EXERCISE REQUIREMENTS:
Do not repeat pictures. Repeat exactly the lines of the listing below from its first line through the line with "var binCount = 99;".

SUPPLIED MATERIAL:
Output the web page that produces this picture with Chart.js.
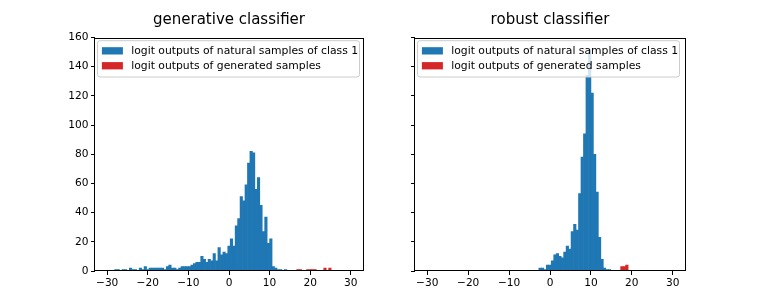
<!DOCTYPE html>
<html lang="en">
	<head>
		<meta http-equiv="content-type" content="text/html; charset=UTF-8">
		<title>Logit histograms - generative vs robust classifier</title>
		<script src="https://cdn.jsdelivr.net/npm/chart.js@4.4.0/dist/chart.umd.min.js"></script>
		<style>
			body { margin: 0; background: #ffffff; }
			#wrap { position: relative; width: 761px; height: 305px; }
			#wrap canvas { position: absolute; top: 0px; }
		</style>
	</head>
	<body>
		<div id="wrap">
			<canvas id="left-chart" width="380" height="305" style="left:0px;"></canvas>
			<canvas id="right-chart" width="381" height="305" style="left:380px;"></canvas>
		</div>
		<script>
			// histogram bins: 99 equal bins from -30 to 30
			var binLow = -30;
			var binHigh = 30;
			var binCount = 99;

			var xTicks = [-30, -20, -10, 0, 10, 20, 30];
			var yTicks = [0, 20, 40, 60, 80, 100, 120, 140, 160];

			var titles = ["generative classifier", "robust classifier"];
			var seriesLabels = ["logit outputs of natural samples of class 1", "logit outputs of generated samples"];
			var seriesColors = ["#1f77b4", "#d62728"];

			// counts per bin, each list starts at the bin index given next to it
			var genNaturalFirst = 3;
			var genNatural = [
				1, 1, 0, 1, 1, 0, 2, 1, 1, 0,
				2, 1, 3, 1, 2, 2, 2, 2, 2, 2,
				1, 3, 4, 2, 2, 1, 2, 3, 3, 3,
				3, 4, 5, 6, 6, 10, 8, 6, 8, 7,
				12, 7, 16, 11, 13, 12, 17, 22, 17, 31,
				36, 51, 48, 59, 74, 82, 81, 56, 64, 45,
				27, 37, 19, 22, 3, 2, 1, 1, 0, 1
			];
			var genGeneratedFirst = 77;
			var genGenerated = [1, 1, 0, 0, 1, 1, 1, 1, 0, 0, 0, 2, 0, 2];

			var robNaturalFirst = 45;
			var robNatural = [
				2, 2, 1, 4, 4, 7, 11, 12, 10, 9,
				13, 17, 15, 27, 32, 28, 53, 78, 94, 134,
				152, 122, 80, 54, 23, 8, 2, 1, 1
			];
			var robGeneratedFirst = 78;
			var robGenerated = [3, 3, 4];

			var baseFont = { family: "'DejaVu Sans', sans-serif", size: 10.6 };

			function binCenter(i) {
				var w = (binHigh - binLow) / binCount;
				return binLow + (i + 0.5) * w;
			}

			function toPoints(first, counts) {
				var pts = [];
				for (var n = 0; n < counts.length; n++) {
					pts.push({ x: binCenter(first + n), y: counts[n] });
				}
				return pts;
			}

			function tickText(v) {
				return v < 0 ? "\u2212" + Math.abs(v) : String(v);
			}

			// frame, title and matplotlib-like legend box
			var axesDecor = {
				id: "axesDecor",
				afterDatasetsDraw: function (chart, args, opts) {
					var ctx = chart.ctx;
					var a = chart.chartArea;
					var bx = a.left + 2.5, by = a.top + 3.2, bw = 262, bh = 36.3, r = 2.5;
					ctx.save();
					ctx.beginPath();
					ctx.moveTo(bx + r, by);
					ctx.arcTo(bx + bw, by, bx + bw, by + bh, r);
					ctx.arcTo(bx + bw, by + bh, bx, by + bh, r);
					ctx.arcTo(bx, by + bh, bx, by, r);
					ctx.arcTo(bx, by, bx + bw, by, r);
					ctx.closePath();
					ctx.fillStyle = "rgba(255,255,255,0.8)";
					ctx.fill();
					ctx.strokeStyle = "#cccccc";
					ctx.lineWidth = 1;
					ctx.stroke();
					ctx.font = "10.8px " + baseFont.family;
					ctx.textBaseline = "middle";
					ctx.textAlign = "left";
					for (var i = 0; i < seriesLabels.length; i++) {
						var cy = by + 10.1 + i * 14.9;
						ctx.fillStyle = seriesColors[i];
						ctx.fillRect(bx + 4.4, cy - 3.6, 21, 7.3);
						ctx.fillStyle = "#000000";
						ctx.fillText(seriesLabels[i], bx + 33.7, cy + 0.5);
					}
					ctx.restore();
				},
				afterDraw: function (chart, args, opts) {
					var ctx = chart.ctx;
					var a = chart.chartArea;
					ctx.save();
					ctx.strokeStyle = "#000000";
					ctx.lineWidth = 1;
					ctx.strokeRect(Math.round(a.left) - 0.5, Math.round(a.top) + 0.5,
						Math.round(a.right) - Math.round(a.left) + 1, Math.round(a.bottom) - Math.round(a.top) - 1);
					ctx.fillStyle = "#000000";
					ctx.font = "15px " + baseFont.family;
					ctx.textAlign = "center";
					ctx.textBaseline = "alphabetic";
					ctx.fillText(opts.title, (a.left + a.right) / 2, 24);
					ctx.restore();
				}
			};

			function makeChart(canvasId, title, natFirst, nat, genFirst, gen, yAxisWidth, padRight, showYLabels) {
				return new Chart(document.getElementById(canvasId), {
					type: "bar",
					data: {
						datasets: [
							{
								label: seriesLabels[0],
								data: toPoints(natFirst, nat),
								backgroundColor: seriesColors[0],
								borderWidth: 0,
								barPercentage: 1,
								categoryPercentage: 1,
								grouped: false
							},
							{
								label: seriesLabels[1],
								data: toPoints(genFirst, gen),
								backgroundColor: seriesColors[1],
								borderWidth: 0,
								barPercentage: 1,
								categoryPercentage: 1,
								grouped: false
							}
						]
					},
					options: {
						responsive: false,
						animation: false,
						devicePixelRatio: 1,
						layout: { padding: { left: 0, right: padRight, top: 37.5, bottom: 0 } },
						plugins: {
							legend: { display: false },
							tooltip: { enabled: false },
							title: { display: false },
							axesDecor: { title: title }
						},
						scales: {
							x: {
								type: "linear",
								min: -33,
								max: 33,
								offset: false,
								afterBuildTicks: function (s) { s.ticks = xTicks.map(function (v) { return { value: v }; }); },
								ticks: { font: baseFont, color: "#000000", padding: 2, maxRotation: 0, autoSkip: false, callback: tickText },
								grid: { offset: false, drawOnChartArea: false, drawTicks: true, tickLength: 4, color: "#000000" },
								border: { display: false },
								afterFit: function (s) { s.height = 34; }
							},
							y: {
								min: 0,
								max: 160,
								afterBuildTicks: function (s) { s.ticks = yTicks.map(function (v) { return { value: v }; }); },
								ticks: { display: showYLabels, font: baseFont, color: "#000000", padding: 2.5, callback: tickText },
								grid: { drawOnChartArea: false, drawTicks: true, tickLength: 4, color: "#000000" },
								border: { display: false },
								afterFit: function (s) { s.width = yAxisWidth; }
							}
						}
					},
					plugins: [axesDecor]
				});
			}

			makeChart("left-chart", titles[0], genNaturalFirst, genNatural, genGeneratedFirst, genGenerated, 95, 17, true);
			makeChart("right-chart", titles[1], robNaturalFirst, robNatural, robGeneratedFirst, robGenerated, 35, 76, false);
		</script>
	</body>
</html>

ANSWER TO THIS TASK:
Output the web page that produces this picture with Chart.js.
<!DOCTYPE html>
<html lang="en">
	<head>
		<meta http-equiv="content-type" content="text/html; charset=UTF-8">
		<title>Logit histograms - generative vs robust classifier</title>
		<script src="https://cdn.jsdelivr.net/npm/chart.js@4.4.0/dist/chart.umd.min.js"></script>
		<style>
			body { margin: 0; background: #ffffff; }
			#wrap { position: relative; width: 761px; height: 305px; }
			#wrap canvas { position: absolute; top: 0px; }
		</style>
	</head>
	<body>
		<div id="wrap">
			<canvas id="left-chart" width="380" height="305" style="left:0px;"></canvas>
			<canvas id="right-chart" width="381" height="305" style="left:380px;"></canvas>
		</div>
		<script>
			// histogram bins: 99 equal bins from -30 to 30
			var binLow = -30;
			var binHigh = 30;
			var binCount = 99;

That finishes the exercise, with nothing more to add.